Seguimos tirando hacia atrás del hilo de la corrupción, y llegamos al Franquismo. Entonces no había operaciones de la Guardia Civil ni jueces de la Audiencia Nacional, ni investigación periodística; pero lo que conocemos no es muy diferente. El gran Sazatornil intentando vender telefonillos en una montería, tal como lo retrató Berlanga, no desentonaría nada si lo hubiesen pillado ayer mismo en la Púnica. Y no seguiremos el paseo histórico, pero el caciquismo y clientelismo de la Restauración también tuvo sus Granados y Marjalizas.

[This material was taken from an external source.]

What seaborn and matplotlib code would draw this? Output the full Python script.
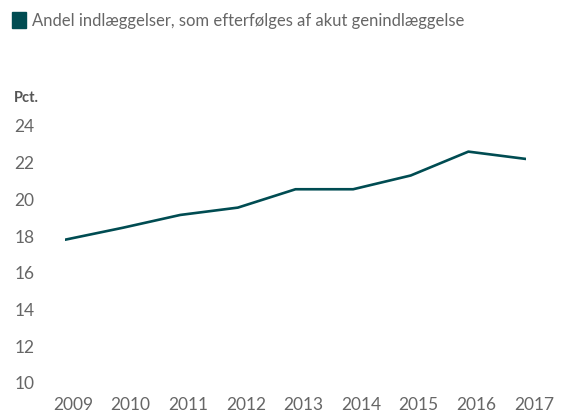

“Esto se ha hecho toda la vida”, decía el ex consejero madrileño Salvador Victoria en uno de los pinchazos. Y tiene toda la razón: la corrupción española es de toda la vida. Y apenas ha evolucionado. Aunque haya sofisticado las formas de esconder el dinero con empresas panameñas y testaferros internacionales, su esencia es la misma: empresarios corruptores, políticos corrompibles, conseguidores que celestinean entre unos y otros, dinero público, comisiones, monterías y puticlubs. Esto se ha hecho toda la vida.

Por necesidades de la investigación policial, toda esa corrupción se fragmenta en tramas, redes, casos. Aíslan a unos cuantos corruptos que coinciden en un territorio, en un partido o en una fuente de ingresos, y uniendo la línea de puntos acaba adquiriendo forma, el dibujo de una trama organizada, de un caso limitado.

Pero si uno coge todos los casos de las últimas décadas, todos los empresarios implicados, todos los políticos pillados, todos los conseguidores, intermediarios, comisionistas, facilitadores, socios, hombres de paja, tesoreros, colaboradores necesarios, esposas cómplices y familiares enriquecidos, y los pones a todos juntos, sin separarlos por tramas, y luego unes los puntos, el resultado es una extensa y tupida telaraña que cubre el país de una punta a otra, que ensombrece amplias regiones y que se enmaraña en algunas zonas calientes.

No hablo ya de corrupción estructural, ni sistémica, ni cultural. Es más bien una rutina, un “de toda la vida”, una tradición más española que la siesta.

Si no es así, ya me explicarán cómo es posible que hace solo unos meses, en 2014, después de todo lo llovido en los últimos años, con la sensibilidad social y la vigilancia mediática y policial en máximos, hubiese varias decenas de granujas repitiendo los mismos viejos comportamientos, hablando con la misma soltura por teléfono como si no existiesen pinchazos, y encontrando con toda facilidad alcaldes, consejeros y empresarios dispuestos a pringarse. Y la seguridad de que hoy mismo, mientras escribo estás líneas, habrá otros pillos riéndose por teléfono, alcaldes recibiendo a conseguidores, compinches yéndose de putas, y todos diciéndose con alborozo: “esto se ha hecho toda la vida”.